The Chinese foreign ministry announced an order on Dec. 23 targeting Miles Yu, the principal China policy adviser to former Secretary of State Mike Pompeo, and Todd Stein, the deputy director at the U.S. Congressional-Executive Commission on China, an influential congressional advisory body. The ministry claimed that the two had “acted egregiously on Tibet- and other China-related issues.”

The ministry described the action as a response to what it described as “illegal sanctions” leveled by Washington on Chinese officials over Tibet on Dec. 9, the eve of Human Rights Day.

The U.S. sanctions were levied in response to rights violations in Tibet and during the regime’s ongoing persecution of the spiritual group Falun Gong. The restrictions were imposed on: Tibet’s former Party chief Wu Yingjie, police official Zhang Hongbo, and Tang Yong, the former deputy director of the Chongqing Area Prisons in southwestern China, who was identified by the State Department as involved in the “arbitrary detention of Falun Gong practitioners, which also amount to particularly severe violations of religious freedom.”

Under the Friday order, the communist regime will freeze all Chinese assets of Yu and Stein, and ban any organization or individuals in China from engaging in transactions with them. Both men and their direct families will also be barred from entering China.

Yu, now a senior fellow and director of the China Center at the Washington-based think tank Hudson Institute, called the sanction “silly.”

“It doesn’t mean anything to me,” he told The Epoch Times. “It actually proved that what I’ve been doing and what I’ve been saying turned out to be right.”

For “anybody who said anything or done anything the Chinese government doesn’t like, this will be the natural consequence anyway,” he said. “Anybody who the Chinese government doesn’t like, they’re going to freeze your assets, they can deny your visa to visit.

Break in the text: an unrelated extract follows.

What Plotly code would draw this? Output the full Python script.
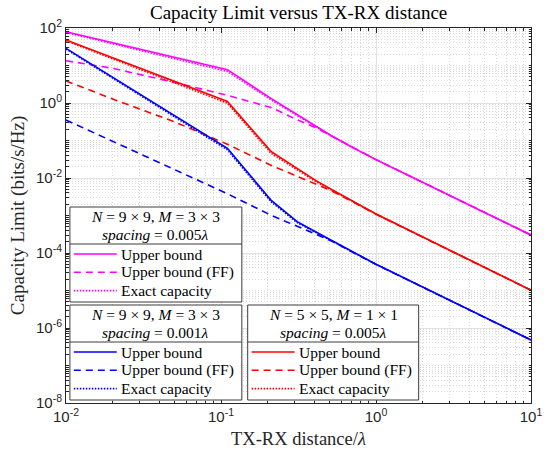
import plotly.graph_objects as go

# ---------------- data ----------------
d_ub = [0.01, 0.11, 0.21, 0.31, 0.41, 0.51, 0.71, 1.0, 10.0]
d_ff = [0.01, 0.02, 0.05, 0.11, 0.21, 0.31, 0.41, 0.51, 0.71, 1.0, 10.0]

# N=9x9, M=3x3, spacing 0.005 lambda (magenta)
mag_ub = [79.4, 7.76, 1.33, 0.490, 0.234, 0.138, 0.0646, 0.0309, 3.02e-4]
mag_ex = [75.9, 6.92, 1.22, 0.452, 0.222, 0.134, 0.0640, 0.0309, 3.02e-4]
mag_ff = [13.4, 8.41, 3.55, 1.60, 0.763, 0.358, 0.219, 0.135, 0.0640, 0.0309, 3.02e-4]

# N=5x5, M=1x1, spacing 0.005 lambda (red)
red_ub = [47.9, 1.10, 0.0513, 0.0182, 0.00851, 0.00513, 0.00240, 0.00110, 1.02e-5]
red_ex = [45.7, 0.98, 0.0457, 0.0166, 0.00794, 0.00490, 0.00234, 0.00110, 1.02e-5]
red_ff = [3.89, 1.28, 0.316, 0.0794, 0.0219, 0.0110, 0.00676, 0.00468, 0.00229, 0.00108, 1.02e-5]

# N=9x9, M=3x3, spacing 0.001 lambda (blue)
blu_ub = [28.6, 0.0617, 0.00257, 6.84e-4, 3.63e-4, 2.24e-4, 1.05e-4, 5.01e-5, 4.79e-7]
blu_ex = [27.5, 0.0562, 0.00234, 6.46e-4, 3.51e-4, 2.21e-4, 1.05e-4, 5.01e-5, 4.79e-7]
blu_ff = [0.352, 0.0964, 0.0170, 0.00380, 0.00102, 5.01e-4, 3.16e-4, 2.14e-4, 1.04e-4, 4.95e-5, 4.79e-7]

entry_labels = ["Upper bound", "Upper bound (FF)", "Exact capacity"]
x_tickvals = [0.01, 0.1, 1, 10]
x_ticktext = ["10<sup>-2</sup>", "10<sup>-1</sup>", "10<sup>0</sup>", "10<sup>1</sup>"]
y_tickvals = [1e-8, 1e-6, 1e-4, 1e-2, 1, 1e2]
y_ticktext = ["10<sup>-8</sup>", "10<sup>-6</sup>", "10<sup>-4</sup>",
              "10<sup>-2</sup>", "10<sup>0</sup>", "10<sup>2</sup>"]

# ---------------- styling ----------------
MAG, RED, BLU = "#ff00ff", "#ff0000", "#0000ff"
LW = 1.6
DASH = "7px,5px"
DOT = "1.5px,1.5px"
SERIF = "Liberation Serif"
SANS = "Liberation Sans"
AX = "#262626"

W, H = 550, 450
L, R, T, B = 66, 8, 28, 47
PW, PH = W - L - R, H - T - B


def px(x):
    return (x - L) / PW


def py(y):
    return (H - B - y) / PH


fig = go.Figure()

groups = [
    (MAG, d_ub, mag_ub, d_ff, mag_ff, mag_ex),
    (RED, d_ub, red_ub, d_ff, red_ff, red_ex),
    (BLU, d_ub, blu_ub, d_ff, blu_ff, blu_ex),
]
for col, xu, yu, xf, yf, ye in groups:
    fig.add_trace(go.Scatter(x=xu, y=ye, mode="lines", showlegend=False,
                             line=dict(color=col, width=LW, dash=DOT)))
    fig.add_trace(go.Scatter(x=xf, y=yf, mode="lines", showlegend=False,
                             line=dict(color=col, width=LW, dash=DASH)))
    fig.add_trace(go.Scatter(x=xu, y=yu, mode="lines", showlegend=False,
                             line=dict(color=col, width=LW)))

# ---------------- legend boxes (drawn) ----------------
boxes = [
    (MAG, 70, 246, 207, 302,
     ["<i>N</i> = 9 × 9, <i>M</i> = 3 × 3", "<i>spacing</i> = 0.005<i>λ</i>"]),
    (BLU, 70, 246, 305, 400,
     ["<i>N</i> = 9 × 9, <i>M</i> = 3 × 3", "<i>spacing</i> = 0.001<i>λ</i>"]),
    (RED, 252, 427, 305, 400,
     ["<i>N</i> = 5 × 5, <i>M</i> = 1 × 1", "<i>spacing</i> = 0.005<i>λ</i>"]),
]
shapes = []
annotations = []
dashes = [None, DASH, DOT]
for col, x0, x1, top, bot, tl in boxes:
    sep = top + 37
    shapes.append(dict(type="rect", xref="paper", yref="paper",
                       x0=px(x0), x1=px(x1), y0=py(bot), y1=py(top),
                       fillcolor="white", line=dict(color="#3c3c3c", width=1),
                       layer="above"))
    shapes.append(dict(type="line", xref="paper", yref="paper",
                       x0=px(x0), x1=px(x1), y0=py(sep), y1=py(sep),
                       line=dict(color="#3c3c3c", width=1), layer="above"))
    cx = (x0 + x1) / 2
    for i, t in enumerate(tl):
        annotations.append(dict(xref="paper", yref="paper", x=px(cx), y=py(top + 9 + 18 * i),
                                text=t, showarrow=False, xanchor="center", yanchor="middle",
                                borderpad=0,
                                font=dict(family=SERIF, size=15.5, color="black")))
    for j, lab in enumerate(entry_labels):
        yy = sep + 10 + 18.3 * j
        ln = dict(color=col, width=LW)
        if dashes[j]:
            ln["dash"] = dashes[j]
        shapes.append(dict(type="line", xref="paper", yref="paper",
                           x0=px(x0 + 4), x1=px(x0 + 48), y0=py(yy), y1=py(yy),
                           line=ln, layer="above"))
        annotations.append(dict(xref="paper", yref="paper", x=px(x0 + 51), y=py(yy),
                                text=lab, showarrow=False, xanchor="left", yanchor="middle",
                                borderpad=0,
                                font=dict(family=SERIF, size=15.5, color="black")))

# title and axis labels
annotations.append(dict(xref="paper", yref="paper", x=0.5, y=py(13), text="Capacity Limit versus TX-RX distance",
                        showarrow=False, xanchor="center", yanchor="middle",
                        font=dict(family=SERIF, size=19, color="black")))
annotations.append(dict(xref="paper", yref="paper", x=0.5, y=py(439), text="TX-RX distance/<i>λ</i>",
                        showarrow=False, xanchor="center", yanchor="middle",
                        font=dict(family=SERIF, size=18.5, color=AX)))
annotations.append(dict(xref="paper", yref="paper", x=px(17), y=py(216), text="Capacity Limit (bits/s/Hz)",
                        showarrow=False, xanchor="center", yanchor="middle", textangle=-90,
                        font=dict(family=SERIF, size=19, color=AX)))

axis_common = dict(
    type="log", showline=True, linecolor=AX, linewidth=1, mirror="allticks",
    ticks="inside", ticklen=5, tickcolor=AX, tickwidth=1,
    showgrid=True, gridcolor="#e2e2e2", gridwidth=1, zeroline=False,
    tickfont=dict(family=SANS, size=15, color=AX), tickmode="array",
    ticklabeloverflow="allow",
    minor=dict(dtick="D1", ticks="inside", ticklen=2.5, tickcolor=AX,
               showgrid=True, gridcolor="#d9d9d9", griddash="1px,2px", gridwidth=1),
)

fig.update_layout(
    width=W, height=H, margin=dict(l=L, r=R, t=T, b=B),
    paper_bgcolor="white", plot_bgcolor="white",
    xaxis=dict(range=[-2, 1], tickvals=x_tickvals, ticktext=x_ticktext, **axis_common),
    yaxis=dict(range=[-8, 2], tickvals=y_tickvals, ticktext=y_ticktext, **axis_common),
    shapes=shapes, annotations=annotations, showlegend=False,
)

fig.write_html("out.html")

So this is not surprising to me at all.”

Yu added that he has received a lot of support from people in mainland China despite the hostility from the ruling regime.

“I think the Chinese government doesn’t know how to conduct diplomacy,” he said. “Because the United States sanctioned Chinese officials for egregious violations with specific evidence. Their announcement against me is just a passive-aggressive reaction without any kind of justification.”

Like some vocal China critics placed on the regime’s blacklist in the past, Yu said he considered the pre-Christmas announcement from Beijing a mark of distinction.

“It’s really a badge of honor. And it’s a gift to me by the Chinese government for Christmas.”

Stein and the State Department didn’t immediately return inquiries from The Epoch Times.

Eva Fu
Eva Fu
Reporter
Eva Fu is a New York-based writer for The Epoch Times focusing on U.S. politics, U.S.-China relations, religious freedom, and human rights. Contact Eva at [email protected]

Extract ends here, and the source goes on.